La adoración reservada al Dios único es proclamada desde el primer día, con “escándalo para los judíos, como debida a Jesús crucificado, confesado Cristo y Señor” (Hech 2,36). “A su nombre dobla la rodilla cuanto hay en los cielos, en la tierra y en los infiernos” (Flp 2.9ss; Ap 15,4). Este culto tiene por objeto a Cristo resucitado y exaltado (Mt 28,9.17: Lc 24,52), pero la fe reconoce ya al Hijo de Dios y lo adora (Mt 14, 33; Jn 9.38) en el hombre aun des tinado a la muerte, e incluso en el recién nacido (Mt 2,2.11; cf. ls 49,7).

La adoración del Señor Jesús no obsta en absoluto a la intransigencia de los cristianos, solícitos en rehusar a los ángeles (Ap 19,10; 22,9) y a los apóstoles (Hech 10,25s; 14,11-18) los gestos aun exteriores de adoración.
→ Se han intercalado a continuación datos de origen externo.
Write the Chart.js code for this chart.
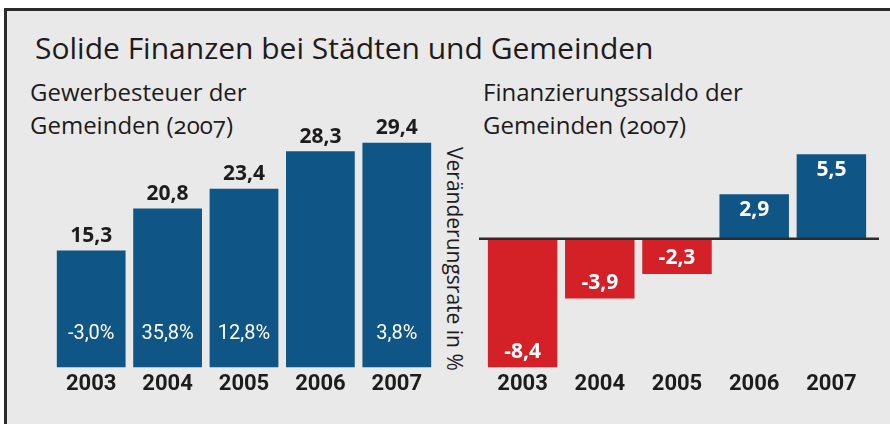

Pero al confesar su adoración tributada a un mesías, a un Dios hecho hombre y salvador, se ven inducidos a desafiar abiertamente al culto de los césares, figurados por la bestia del Apocalipsis (Ap 13,4-15; 14,9ss) y a afrontar el poder imperial.

3. Adorar en espíritu y en verdad.

La novedad de la adoración cristiana no está solamente en la figura nueva que contempla: el Dios en tres personas; este Dios, “que es Espíritu”, transforma la adoración y la lleva a su perfección: ahora ya el hombre adora “en espíritu y en verdad” (Jn 4,24). No ya con un movimiento puramente interior, sin gestos y sin formas, sino con una consagración del ser entero espíritu, alma y cuerpo (1Tes 5,23). Así los verdaderos adoradores, totalmente santificados, no tienen ya necesidad de Jerusalén o del Garizim (Jn 4,20-23), de una religión nacional. Todo es suyo, porque ellos son de Cristo, y Cristo es de Dios (1Cor 3,22ss).

En efecto, la adoración en espíritu tiene lugar en el único templo agradable al Padre, el cuerpo de Cristo resucitado (Jn 2,19-22). Los que han nacido del Espíritu (Jn 3,8) asocian en él su adoración a la única en la que el Padre halla su complacencia (Mt 3,17): repiten el grito del Hijo muy amado: “Abba, Padre” (Gál 4,6). Finalmente, en el cielo, no habrá ya templo, sino Dios y el Cordero (Ap 21,22); ni de día ni de noche (4,8) cesará la adoración por la que se tributa honor y gloria al que vive por todos los siglos (4,10; 15,3s).